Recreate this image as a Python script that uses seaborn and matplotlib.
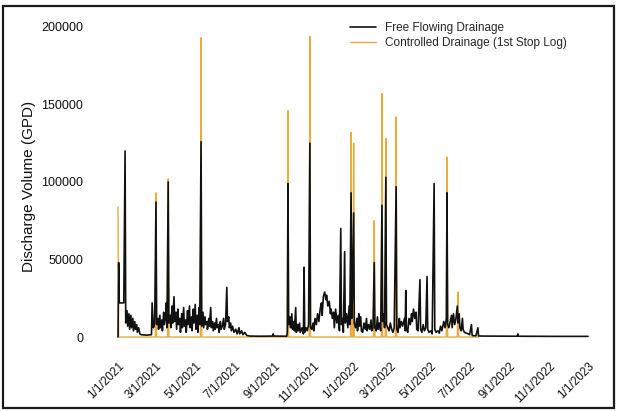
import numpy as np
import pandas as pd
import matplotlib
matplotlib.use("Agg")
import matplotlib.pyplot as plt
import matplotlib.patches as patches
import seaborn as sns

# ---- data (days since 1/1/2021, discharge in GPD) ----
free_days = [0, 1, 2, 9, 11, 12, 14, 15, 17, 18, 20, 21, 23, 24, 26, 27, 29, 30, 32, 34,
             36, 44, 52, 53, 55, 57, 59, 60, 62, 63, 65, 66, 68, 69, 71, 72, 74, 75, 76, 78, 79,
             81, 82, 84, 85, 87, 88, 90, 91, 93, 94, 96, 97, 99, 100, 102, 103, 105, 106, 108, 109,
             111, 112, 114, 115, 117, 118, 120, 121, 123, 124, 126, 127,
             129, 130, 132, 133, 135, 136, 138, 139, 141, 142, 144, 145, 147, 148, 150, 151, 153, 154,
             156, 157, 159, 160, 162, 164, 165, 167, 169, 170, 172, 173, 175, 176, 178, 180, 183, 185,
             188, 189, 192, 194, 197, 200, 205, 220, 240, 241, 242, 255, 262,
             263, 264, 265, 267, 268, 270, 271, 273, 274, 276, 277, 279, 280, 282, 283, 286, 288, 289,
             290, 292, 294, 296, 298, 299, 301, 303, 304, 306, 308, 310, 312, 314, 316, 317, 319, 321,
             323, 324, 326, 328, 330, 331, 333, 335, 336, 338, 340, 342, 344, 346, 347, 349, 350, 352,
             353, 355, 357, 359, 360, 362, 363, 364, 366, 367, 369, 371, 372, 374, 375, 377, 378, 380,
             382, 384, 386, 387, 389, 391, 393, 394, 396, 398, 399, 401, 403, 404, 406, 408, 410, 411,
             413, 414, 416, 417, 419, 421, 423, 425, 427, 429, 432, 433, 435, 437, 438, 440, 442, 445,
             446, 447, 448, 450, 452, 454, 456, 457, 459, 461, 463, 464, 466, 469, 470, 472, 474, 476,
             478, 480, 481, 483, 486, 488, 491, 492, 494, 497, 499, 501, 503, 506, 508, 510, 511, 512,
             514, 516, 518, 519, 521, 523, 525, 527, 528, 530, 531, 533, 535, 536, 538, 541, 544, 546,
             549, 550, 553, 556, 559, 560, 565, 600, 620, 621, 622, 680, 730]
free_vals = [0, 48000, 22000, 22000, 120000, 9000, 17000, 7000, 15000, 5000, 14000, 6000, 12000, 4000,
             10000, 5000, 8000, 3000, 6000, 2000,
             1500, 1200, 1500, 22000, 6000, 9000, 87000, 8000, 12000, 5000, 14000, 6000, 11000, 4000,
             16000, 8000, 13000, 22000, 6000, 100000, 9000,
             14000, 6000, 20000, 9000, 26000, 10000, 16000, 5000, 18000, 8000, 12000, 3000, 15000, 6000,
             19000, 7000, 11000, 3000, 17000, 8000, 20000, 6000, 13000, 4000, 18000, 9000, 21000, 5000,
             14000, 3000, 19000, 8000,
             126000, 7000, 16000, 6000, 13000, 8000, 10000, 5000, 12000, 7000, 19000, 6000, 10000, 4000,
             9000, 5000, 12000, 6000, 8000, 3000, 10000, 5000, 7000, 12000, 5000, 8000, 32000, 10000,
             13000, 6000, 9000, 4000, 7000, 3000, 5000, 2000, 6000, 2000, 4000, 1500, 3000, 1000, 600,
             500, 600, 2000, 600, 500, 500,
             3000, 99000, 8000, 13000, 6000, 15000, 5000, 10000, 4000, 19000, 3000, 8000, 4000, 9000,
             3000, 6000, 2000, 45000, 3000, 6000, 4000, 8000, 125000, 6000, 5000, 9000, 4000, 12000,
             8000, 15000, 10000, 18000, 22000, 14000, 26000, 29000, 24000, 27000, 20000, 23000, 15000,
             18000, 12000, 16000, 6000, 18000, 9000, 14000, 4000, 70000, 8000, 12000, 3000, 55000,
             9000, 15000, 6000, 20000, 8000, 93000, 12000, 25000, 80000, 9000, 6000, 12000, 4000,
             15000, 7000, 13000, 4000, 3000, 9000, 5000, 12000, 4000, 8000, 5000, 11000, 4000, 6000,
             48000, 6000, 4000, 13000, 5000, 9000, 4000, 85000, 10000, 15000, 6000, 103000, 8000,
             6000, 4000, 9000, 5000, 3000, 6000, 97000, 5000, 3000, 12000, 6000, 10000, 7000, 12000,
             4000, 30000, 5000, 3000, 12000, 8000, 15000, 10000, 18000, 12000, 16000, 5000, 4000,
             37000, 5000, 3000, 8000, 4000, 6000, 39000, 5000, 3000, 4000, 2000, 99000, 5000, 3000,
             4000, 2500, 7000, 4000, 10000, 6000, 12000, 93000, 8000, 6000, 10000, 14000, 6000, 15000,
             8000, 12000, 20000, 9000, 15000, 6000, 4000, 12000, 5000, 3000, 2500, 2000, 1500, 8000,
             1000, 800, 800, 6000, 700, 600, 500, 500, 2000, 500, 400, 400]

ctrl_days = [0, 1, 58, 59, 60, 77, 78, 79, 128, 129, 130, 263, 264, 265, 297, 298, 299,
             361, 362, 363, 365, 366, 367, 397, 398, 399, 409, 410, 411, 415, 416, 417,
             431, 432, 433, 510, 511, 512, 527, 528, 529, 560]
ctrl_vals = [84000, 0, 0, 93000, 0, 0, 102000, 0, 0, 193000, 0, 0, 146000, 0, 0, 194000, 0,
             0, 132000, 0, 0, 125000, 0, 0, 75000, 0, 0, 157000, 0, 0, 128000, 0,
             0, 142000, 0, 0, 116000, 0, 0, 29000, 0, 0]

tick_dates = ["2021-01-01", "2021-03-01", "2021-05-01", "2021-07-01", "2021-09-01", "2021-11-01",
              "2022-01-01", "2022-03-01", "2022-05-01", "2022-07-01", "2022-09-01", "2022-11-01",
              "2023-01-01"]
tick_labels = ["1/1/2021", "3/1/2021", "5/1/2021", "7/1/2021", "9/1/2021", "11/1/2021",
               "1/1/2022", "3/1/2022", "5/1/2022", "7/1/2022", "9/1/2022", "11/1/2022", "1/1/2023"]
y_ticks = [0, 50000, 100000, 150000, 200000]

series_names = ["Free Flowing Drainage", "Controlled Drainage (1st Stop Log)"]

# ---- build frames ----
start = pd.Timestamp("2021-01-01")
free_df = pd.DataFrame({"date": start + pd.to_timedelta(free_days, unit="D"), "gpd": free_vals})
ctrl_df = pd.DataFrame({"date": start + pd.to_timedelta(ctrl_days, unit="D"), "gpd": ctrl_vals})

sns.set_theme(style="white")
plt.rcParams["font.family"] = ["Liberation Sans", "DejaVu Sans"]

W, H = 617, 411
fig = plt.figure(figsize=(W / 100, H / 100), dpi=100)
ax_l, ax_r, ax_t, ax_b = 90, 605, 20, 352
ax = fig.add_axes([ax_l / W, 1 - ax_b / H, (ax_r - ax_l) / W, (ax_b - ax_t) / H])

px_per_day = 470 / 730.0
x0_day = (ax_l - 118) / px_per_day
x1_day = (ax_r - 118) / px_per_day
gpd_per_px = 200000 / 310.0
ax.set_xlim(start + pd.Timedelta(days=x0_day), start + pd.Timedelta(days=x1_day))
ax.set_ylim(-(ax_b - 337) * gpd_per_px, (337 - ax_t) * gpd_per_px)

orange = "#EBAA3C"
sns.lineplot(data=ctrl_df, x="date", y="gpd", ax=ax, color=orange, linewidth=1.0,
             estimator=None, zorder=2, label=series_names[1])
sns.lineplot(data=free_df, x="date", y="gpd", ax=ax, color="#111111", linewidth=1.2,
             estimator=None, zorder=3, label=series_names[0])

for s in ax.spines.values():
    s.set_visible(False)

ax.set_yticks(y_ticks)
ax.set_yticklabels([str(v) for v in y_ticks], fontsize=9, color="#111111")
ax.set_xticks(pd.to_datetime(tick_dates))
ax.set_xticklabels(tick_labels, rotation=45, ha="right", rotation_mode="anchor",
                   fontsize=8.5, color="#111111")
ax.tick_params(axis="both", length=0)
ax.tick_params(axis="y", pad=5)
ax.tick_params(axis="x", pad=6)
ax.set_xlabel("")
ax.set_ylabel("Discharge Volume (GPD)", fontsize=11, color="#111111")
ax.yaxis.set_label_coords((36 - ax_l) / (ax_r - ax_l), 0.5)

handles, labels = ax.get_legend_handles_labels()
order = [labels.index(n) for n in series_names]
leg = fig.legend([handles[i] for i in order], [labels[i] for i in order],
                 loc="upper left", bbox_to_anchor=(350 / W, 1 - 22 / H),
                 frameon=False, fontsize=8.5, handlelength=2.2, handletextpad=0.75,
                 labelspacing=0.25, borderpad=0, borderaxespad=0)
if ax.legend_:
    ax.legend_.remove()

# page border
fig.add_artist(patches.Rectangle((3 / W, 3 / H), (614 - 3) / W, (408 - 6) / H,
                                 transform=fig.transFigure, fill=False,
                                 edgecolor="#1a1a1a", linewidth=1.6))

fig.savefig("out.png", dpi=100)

************

▶ [WHAT IS BEING ASKED]: Please restate the material above line by line, exactly, beginning at its first line and ending with the line that contains "import seaborn as sns", without any pictures.

▶ [COMPLETE OUTPUT]:
Recreate this image as a Python script that uses seaborn and matplotlib.
import numpy as np
import pandas as pd
import matplotlib
matplotlib.use("Agg")
import matplotlib.pyplot as plt
import matplotlib.patches as patches
import seaborn as sns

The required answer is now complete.